I think Maureen Ryan is exactly right on why it’s so disappointing that FX has decided to pick up Charlie Sheen’s new show, an adaptation of the movie franchise Anger Management, even in a world where we expect Hollywood to be ruthlessly pragmatic:
Let me be clear: I agree with critic James Poniewozik, who wrote that it’s not necessarily Hollywood’s job to punish Charlie Sheen for his actions and his past. But I do find it disheartening to be reminded of the double standard that still exists when it comes to rule-breaking public figures who get in trouble with the law: If they’re men, they’re usually seen as dangerous, edgy bad boys; if they’re women, they’re usually derided as awful human beings who deserve all the calumny thrown at them.
Charlie Sheen’s history of violence against women has been consistently ignored or waved away like it’s no big deal, and he has been continually rewarded for attitudes and actions that depress the hell out of many people out here in the real world. A significant percentage of the public does not find his actions humorous but loathsome and creepy.
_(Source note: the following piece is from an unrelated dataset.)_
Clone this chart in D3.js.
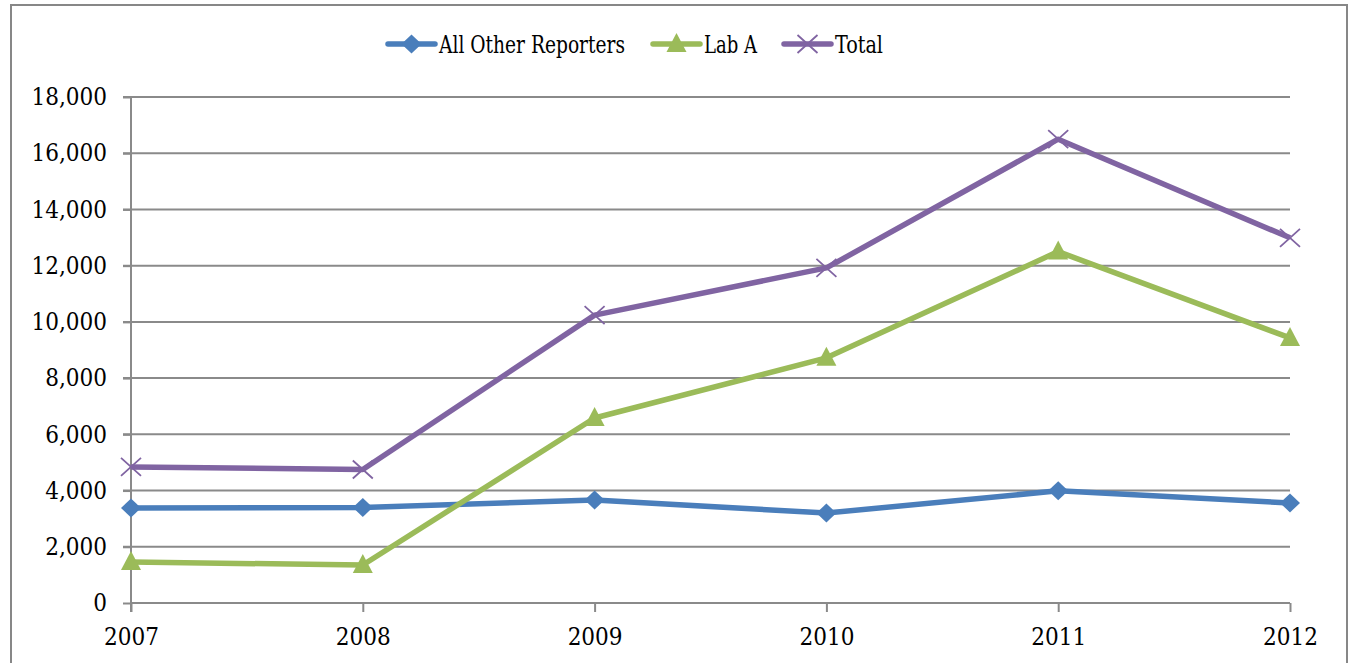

I’d add that part of what makes this worse is the show itself, a hackneyed premise that will find a way to turn Sheen’s monstrous, and endemic, behavior into part of the joke. FX has been particularly good at fielding tough, lacerating shows about masculinity, from Louie‘s examinations of Louis C.K.’s own patheticness and vulnerabilities; to Tommy Gavin’s alcoholism, post-traumatic stress, and difficult relationships with women on Rescue Me; Raylan Givens’ time-lapsed cowboy act in Justified; Vic Mackey’s brutality in The Shield; the nutty sports fans of The League who use fantasy football to work out their unresolved issues; and the bar gang from It’s Always Sunny in Philadelphia who are nothing but unresolved issues. In this context, salivating after Sheen seems particularly hackish, pathetic, middle-brow. FX may revel in male dysfunction, but it recognizes it for what it is.